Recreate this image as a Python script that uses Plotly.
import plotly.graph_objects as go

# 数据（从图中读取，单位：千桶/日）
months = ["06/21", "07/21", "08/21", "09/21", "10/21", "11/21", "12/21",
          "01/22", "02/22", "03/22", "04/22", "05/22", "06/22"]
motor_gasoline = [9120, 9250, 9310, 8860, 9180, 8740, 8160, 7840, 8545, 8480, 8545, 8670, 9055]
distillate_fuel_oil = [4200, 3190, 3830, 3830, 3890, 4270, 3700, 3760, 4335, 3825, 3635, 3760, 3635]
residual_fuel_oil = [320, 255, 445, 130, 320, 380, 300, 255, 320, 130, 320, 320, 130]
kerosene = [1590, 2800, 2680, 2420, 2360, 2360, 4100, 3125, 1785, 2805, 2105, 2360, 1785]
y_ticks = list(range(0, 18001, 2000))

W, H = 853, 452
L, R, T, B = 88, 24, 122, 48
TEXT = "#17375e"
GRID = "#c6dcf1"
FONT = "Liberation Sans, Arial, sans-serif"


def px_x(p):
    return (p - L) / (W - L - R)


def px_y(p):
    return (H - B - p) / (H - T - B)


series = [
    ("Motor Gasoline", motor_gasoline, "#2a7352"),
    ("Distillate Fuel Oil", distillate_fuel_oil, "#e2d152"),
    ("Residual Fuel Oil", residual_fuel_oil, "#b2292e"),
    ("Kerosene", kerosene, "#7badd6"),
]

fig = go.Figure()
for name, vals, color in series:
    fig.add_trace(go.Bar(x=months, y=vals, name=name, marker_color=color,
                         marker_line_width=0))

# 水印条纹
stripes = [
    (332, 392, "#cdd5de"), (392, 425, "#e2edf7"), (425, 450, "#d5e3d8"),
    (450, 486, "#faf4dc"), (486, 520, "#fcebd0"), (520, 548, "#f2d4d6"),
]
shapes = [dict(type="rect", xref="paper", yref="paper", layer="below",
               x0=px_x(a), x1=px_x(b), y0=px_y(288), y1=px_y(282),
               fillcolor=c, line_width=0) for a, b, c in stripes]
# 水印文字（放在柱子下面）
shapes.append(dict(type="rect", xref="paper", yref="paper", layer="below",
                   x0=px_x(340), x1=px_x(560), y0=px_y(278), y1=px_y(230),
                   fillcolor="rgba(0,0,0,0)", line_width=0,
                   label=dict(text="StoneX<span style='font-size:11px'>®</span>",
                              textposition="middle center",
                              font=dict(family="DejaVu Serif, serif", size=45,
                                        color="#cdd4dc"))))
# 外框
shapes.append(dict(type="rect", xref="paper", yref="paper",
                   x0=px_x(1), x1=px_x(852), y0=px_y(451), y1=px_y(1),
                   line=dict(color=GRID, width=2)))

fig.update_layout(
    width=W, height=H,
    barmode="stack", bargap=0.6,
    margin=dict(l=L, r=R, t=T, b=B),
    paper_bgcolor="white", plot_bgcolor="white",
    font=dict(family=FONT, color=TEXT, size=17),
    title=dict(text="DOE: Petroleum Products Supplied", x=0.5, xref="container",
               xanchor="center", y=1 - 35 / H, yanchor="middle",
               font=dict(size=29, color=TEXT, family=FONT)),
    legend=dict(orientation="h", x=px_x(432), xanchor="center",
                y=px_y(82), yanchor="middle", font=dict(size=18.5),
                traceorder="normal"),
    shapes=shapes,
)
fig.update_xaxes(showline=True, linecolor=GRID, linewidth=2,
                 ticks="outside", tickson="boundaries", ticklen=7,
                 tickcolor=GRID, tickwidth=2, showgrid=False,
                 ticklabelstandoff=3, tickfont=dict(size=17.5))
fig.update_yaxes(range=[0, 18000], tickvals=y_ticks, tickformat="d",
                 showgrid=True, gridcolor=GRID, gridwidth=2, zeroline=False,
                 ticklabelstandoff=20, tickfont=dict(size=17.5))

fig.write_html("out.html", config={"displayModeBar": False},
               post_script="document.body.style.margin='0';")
• • • • • • •
Only the lines from the start of the data to the line holding "marker_line_width=0))" are wanted; return them exactly, both ends included.

• **Solution for this task**
Recreate this image as a Python script that uses Plotly.
import plotly.graph_objects as go

# 数据（从图中读取，单位：千桶/日）
months = ["06/21", "07/21", "08/21", "09/21", "10/21", "11/21", "12/21",
          "01/22", "02/22", "03/22", "04/22", "05/22", "06/22"]
motor_gasoline = [9120, 9250, 9310, 8860, 9180, 8740, 8160, 7840, 8545, 8480, 8545, 8670, 9055]
distillate_fuel_oil = [4200, 3190, 3830, 3830, 3890, 4270, 3700, 3760, 4335, 3825, 3635, 3760, 3635]
residual_fuel_oil = [320, 255, 445, 130, 320, 380, 300, 255, 320, 130, 320, 320, 130]
kerosene = [1590, 2800, 2680, 2420, 2360, 2360, 4100, 3125, 1785, 2805, 2105, 2360, 1785]
y_ticks = list(range(0, 18001, 2000))

W, H = 853, 452
L, R, T, B = 88, 24, 122, 48
TEXT = "#17375e"
GRID = "#c6dcf1"
FONT = "Liberation Sans, Arial, sans-serif"


def px_x(p):
    return (p - L) / (W - L - R)


def px_y(p):
    return (H - B - p) / (H - T - B)


series = [
    ("Motor Gasoline", motor_gasoline, "#2a7352"),
    ("Distillate Fuel Oil", distillate_fuel_oil, "#e2d152"),
    ("Residual Fuel Oil", residual_fuel_oil, "#b2292e"),
    ("Kerosene", kerosene, "#7badd6"),
]

fig = go.Figure()
for name, vals, color in series:
    fig.add_trace(go.Bar(x=months, y=vals, name=name, marker_color=color,
                         marker_line_width=0))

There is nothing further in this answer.